(What is asked) From the entries that follow, extract each line holding the string "seaborn".

___ Source records

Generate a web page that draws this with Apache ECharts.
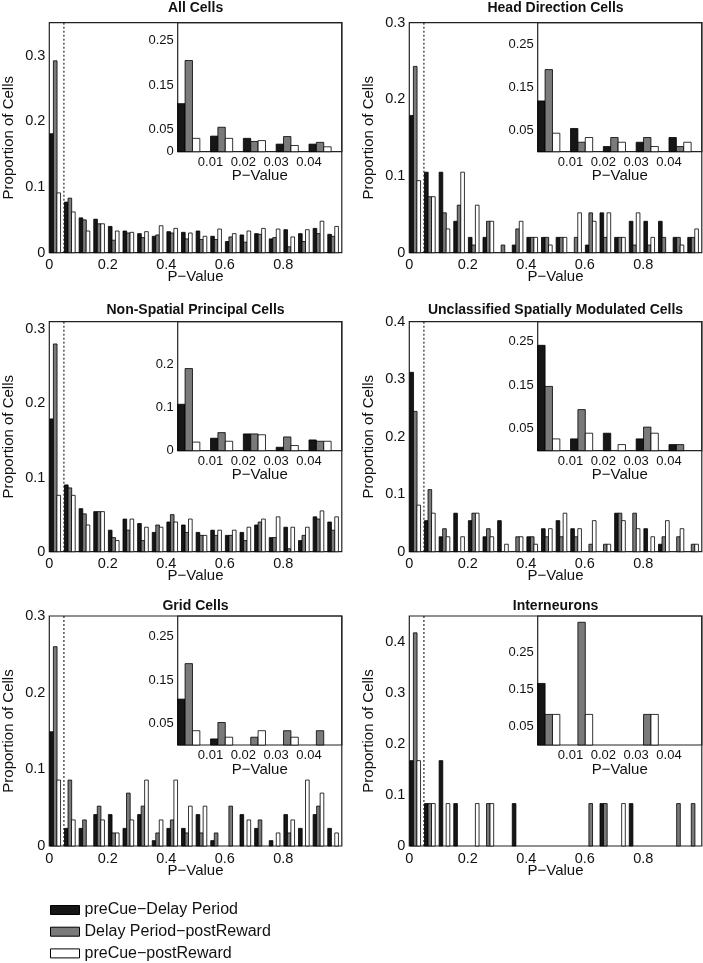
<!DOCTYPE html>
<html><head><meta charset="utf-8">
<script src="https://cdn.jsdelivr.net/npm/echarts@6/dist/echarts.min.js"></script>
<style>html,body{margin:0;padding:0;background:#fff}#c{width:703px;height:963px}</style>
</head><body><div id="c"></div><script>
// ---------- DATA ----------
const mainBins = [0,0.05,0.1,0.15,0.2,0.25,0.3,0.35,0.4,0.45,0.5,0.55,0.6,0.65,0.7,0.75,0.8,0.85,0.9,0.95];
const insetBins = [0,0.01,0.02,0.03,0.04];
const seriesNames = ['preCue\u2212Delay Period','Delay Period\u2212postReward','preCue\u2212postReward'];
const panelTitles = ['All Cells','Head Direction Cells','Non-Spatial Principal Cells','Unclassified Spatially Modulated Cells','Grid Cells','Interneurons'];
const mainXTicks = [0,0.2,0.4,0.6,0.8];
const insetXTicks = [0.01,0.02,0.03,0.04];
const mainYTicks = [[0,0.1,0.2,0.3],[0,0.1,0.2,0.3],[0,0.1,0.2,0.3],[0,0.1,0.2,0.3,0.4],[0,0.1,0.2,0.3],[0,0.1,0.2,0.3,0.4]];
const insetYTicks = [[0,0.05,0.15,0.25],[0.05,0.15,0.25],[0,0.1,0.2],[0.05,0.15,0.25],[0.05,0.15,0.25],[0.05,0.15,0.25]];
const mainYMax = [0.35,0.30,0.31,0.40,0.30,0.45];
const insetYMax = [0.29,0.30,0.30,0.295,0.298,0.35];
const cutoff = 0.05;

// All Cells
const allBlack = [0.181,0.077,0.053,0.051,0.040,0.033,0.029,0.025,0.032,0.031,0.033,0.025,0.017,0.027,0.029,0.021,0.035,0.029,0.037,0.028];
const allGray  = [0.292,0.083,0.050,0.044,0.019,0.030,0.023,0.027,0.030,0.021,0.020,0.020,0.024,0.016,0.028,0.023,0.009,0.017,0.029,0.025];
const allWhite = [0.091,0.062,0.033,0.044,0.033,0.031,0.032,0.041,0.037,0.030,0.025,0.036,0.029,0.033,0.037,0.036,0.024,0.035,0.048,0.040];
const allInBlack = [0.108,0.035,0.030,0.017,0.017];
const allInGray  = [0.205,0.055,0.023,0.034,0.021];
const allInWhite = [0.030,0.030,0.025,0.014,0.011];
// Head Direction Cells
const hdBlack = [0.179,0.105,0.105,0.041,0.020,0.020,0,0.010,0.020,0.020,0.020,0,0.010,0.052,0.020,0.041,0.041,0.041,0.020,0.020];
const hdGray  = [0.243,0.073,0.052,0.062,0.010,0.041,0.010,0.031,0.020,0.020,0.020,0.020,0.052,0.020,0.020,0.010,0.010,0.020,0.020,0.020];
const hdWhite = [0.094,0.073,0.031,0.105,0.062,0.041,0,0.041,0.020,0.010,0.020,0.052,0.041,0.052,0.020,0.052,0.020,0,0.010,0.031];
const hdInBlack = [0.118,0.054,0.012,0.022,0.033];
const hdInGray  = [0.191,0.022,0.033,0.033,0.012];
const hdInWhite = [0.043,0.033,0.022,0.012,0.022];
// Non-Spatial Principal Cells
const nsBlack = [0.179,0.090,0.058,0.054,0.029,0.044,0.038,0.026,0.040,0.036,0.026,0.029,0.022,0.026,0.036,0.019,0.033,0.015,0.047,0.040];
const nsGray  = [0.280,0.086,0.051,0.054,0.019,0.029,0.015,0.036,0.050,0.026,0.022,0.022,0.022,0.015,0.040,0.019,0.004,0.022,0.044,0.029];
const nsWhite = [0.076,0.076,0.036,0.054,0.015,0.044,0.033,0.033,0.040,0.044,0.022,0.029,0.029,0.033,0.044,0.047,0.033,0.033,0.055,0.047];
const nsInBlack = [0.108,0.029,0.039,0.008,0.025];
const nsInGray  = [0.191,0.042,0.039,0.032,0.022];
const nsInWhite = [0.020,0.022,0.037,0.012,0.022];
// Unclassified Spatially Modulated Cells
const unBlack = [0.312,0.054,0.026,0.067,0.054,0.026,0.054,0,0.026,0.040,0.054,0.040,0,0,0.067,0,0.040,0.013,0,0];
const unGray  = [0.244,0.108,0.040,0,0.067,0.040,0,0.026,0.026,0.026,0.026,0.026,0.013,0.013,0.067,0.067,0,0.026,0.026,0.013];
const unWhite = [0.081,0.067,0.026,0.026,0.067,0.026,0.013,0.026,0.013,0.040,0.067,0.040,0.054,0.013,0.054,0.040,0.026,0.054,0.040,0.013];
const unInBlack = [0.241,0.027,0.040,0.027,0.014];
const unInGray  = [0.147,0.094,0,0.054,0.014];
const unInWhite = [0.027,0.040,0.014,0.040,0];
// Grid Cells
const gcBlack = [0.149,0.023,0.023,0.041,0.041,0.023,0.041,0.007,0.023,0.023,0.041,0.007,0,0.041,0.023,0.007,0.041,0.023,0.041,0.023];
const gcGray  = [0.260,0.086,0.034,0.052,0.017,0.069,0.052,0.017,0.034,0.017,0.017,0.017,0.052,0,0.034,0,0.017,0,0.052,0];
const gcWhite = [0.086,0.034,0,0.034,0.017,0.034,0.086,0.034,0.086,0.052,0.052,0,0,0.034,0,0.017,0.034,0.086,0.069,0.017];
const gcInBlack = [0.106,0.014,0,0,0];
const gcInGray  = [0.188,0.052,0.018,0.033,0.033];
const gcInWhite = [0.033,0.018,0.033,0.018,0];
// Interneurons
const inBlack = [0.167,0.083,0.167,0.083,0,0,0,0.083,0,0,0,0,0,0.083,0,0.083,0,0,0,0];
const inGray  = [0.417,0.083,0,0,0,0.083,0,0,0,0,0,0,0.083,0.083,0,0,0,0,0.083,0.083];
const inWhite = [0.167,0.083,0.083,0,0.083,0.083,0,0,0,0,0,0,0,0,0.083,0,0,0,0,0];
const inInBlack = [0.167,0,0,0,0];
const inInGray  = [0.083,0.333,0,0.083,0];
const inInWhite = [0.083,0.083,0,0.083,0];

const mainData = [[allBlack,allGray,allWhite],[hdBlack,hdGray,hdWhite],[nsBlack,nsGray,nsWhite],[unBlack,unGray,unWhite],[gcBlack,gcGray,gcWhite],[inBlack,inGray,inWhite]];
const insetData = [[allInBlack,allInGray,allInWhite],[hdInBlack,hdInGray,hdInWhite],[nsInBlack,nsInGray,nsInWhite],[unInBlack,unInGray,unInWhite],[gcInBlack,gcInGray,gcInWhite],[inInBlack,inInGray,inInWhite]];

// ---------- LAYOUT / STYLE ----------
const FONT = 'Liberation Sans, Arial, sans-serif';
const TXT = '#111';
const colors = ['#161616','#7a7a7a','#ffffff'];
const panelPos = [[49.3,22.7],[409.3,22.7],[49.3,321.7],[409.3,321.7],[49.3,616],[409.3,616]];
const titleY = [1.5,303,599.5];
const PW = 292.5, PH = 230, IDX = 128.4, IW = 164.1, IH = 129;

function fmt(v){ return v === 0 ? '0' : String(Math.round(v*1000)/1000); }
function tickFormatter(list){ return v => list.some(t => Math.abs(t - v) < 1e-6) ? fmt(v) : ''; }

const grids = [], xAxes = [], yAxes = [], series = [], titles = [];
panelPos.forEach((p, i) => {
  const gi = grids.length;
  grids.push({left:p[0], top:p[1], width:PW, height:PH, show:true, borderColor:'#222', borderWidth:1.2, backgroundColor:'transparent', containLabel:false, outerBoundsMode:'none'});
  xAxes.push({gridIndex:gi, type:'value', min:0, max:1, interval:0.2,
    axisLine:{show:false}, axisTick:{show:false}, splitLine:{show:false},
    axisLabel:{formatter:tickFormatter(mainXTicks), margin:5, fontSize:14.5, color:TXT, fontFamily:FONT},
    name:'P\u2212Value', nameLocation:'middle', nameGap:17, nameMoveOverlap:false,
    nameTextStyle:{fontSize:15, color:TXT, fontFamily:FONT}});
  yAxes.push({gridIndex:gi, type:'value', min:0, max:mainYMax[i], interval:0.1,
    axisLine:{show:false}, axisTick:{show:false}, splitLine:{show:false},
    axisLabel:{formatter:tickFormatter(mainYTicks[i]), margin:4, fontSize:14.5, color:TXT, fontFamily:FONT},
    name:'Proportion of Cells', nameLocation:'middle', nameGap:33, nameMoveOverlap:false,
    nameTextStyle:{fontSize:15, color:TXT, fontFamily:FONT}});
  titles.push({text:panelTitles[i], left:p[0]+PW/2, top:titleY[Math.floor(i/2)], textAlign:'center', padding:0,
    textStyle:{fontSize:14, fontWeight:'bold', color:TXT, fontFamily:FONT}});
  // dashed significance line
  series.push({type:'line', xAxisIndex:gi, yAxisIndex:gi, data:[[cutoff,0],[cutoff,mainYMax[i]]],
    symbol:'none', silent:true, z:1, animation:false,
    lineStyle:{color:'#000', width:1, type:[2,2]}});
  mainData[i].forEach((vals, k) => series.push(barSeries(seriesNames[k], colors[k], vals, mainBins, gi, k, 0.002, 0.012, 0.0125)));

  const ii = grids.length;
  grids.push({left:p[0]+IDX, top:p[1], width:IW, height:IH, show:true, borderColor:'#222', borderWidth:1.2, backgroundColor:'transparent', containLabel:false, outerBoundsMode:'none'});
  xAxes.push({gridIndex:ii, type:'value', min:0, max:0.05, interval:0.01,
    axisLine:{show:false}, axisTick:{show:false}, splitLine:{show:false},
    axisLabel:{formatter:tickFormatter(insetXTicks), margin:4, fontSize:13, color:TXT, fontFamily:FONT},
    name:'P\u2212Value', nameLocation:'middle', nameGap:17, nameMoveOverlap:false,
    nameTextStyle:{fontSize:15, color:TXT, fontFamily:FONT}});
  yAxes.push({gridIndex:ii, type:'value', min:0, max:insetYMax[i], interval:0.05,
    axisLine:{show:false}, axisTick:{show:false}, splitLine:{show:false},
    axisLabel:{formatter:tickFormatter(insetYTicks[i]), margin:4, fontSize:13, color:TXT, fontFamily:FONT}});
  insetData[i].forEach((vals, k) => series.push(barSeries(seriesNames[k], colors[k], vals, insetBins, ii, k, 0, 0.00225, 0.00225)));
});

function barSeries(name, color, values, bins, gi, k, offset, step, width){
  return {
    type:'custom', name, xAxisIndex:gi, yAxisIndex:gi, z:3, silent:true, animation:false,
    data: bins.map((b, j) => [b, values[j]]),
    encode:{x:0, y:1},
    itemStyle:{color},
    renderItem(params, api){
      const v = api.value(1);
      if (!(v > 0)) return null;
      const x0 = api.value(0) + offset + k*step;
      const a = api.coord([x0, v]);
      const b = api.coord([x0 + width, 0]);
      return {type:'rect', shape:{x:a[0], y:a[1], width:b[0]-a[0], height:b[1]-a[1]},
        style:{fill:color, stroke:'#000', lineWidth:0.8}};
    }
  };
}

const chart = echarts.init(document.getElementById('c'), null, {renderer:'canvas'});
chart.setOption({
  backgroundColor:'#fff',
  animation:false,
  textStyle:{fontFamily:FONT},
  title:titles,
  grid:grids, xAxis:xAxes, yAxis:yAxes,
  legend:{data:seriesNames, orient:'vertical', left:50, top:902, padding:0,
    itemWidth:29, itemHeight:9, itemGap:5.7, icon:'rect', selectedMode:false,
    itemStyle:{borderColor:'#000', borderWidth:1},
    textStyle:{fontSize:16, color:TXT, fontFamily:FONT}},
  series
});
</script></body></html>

______
___ Source records

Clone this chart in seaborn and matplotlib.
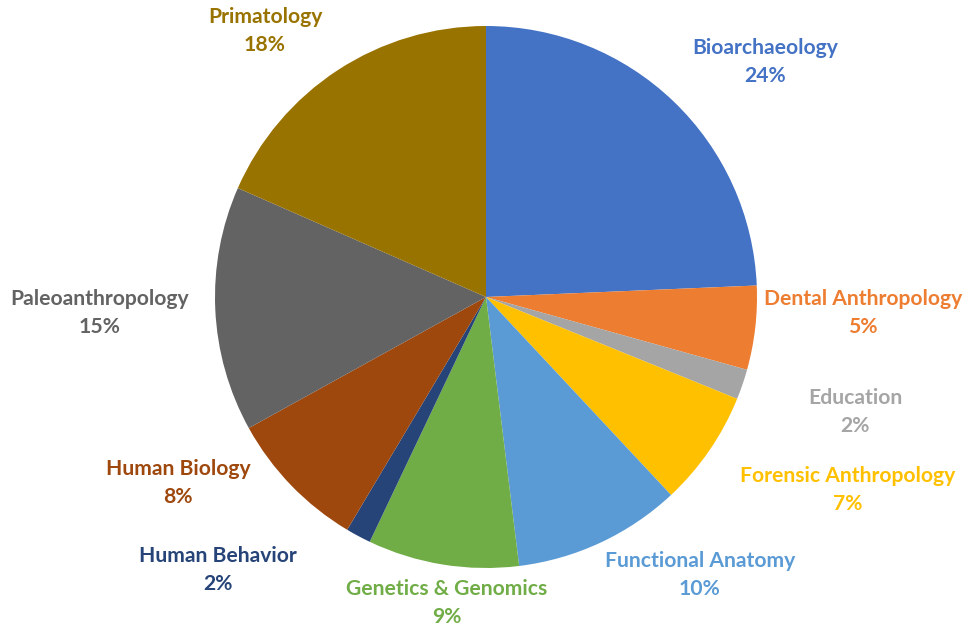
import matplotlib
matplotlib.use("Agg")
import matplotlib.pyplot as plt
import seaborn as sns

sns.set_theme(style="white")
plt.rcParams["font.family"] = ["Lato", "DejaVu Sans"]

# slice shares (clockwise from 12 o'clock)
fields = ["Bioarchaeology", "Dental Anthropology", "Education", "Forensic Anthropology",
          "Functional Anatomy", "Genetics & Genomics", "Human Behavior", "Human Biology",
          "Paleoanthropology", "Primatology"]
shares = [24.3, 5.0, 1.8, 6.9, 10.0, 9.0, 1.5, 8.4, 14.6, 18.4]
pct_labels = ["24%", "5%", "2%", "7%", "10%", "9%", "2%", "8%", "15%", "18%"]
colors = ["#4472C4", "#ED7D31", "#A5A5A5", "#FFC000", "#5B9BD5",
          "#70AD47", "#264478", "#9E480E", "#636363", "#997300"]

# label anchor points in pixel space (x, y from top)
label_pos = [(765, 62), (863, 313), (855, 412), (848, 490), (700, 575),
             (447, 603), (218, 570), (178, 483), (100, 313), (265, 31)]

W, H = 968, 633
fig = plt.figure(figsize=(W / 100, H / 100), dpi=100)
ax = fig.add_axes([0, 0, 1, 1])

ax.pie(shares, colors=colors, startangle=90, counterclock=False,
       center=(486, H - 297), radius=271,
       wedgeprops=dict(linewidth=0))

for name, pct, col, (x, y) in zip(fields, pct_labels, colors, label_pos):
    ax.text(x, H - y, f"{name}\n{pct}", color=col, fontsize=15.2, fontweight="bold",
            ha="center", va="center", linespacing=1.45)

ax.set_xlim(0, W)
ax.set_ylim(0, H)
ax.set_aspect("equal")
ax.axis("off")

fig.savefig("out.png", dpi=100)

______
___ Source records

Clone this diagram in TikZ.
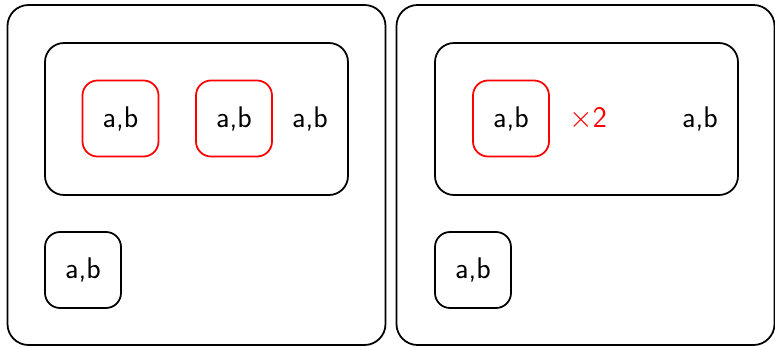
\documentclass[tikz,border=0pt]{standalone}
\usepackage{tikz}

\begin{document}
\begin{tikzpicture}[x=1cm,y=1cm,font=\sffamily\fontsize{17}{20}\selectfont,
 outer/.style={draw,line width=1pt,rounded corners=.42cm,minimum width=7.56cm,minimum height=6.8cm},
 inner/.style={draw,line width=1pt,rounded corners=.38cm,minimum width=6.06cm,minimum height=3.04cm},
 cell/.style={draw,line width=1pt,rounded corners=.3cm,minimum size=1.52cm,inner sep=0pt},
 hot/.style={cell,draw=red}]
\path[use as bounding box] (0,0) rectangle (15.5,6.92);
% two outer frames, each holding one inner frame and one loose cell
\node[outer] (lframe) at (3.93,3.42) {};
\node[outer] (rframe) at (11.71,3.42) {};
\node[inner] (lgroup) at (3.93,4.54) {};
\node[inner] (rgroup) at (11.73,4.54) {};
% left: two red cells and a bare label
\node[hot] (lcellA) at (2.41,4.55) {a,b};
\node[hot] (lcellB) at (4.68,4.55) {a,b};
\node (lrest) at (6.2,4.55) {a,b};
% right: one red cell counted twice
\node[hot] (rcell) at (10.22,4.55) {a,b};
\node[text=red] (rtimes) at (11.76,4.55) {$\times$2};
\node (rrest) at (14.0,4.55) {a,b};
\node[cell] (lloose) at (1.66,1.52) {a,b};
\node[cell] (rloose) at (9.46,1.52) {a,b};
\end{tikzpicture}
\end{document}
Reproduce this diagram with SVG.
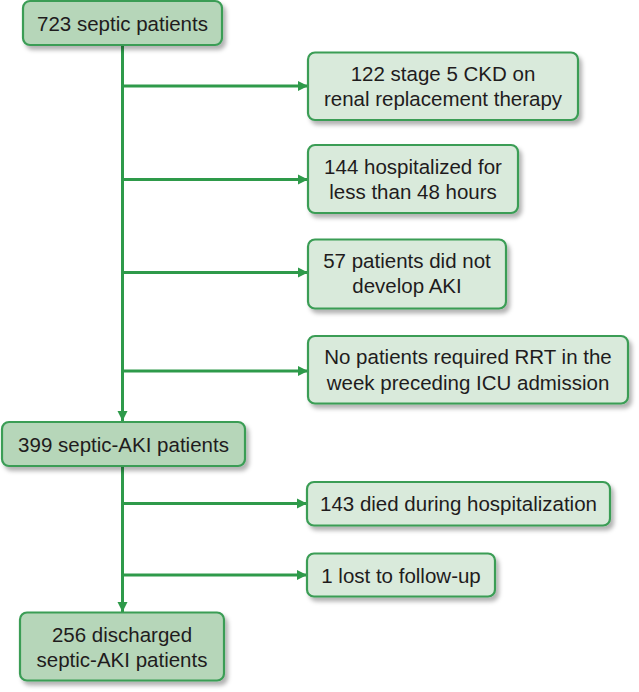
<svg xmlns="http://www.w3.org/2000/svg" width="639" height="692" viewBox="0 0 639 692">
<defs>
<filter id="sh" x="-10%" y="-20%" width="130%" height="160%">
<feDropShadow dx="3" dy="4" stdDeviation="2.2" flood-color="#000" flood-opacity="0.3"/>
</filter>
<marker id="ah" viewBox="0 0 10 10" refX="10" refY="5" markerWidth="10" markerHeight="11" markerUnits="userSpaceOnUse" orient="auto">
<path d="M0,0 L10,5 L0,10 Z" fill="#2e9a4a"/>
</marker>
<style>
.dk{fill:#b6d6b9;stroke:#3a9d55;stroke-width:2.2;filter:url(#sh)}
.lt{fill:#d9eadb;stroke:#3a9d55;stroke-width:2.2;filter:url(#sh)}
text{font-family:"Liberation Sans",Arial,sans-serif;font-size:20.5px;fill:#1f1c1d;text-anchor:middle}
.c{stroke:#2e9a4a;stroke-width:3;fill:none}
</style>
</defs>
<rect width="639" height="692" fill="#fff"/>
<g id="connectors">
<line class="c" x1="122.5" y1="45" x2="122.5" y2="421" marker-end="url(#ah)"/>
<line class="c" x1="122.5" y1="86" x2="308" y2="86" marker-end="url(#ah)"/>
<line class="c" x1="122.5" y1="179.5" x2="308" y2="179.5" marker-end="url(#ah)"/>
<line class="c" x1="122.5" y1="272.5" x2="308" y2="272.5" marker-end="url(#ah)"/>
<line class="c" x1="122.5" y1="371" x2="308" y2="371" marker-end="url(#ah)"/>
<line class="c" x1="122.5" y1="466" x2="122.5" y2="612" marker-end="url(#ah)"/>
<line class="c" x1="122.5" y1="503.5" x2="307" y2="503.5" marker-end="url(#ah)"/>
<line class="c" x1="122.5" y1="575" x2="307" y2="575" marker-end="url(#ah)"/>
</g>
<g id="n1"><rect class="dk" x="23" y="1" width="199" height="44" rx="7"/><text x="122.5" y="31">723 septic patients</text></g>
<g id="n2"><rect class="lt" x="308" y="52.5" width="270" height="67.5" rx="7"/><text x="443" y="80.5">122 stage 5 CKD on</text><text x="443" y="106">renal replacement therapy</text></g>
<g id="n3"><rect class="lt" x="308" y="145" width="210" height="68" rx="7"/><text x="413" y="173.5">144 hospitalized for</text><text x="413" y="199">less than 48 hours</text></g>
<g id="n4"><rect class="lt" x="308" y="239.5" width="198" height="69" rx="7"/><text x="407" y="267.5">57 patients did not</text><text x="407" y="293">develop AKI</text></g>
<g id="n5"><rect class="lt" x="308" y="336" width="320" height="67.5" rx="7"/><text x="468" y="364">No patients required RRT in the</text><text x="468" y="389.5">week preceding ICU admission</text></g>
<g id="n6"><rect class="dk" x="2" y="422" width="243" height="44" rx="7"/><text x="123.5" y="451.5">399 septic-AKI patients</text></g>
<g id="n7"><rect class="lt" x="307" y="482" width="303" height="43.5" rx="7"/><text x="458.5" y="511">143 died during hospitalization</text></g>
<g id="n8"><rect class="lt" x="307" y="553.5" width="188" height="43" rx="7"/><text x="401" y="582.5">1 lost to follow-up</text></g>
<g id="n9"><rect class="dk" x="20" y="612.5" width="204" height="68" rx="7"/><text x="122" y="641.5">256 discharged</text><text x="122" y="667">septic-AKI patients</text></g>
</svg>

______

(Written solution)
Clone this chart in seaborn and matplotlib.
import seaborn as sns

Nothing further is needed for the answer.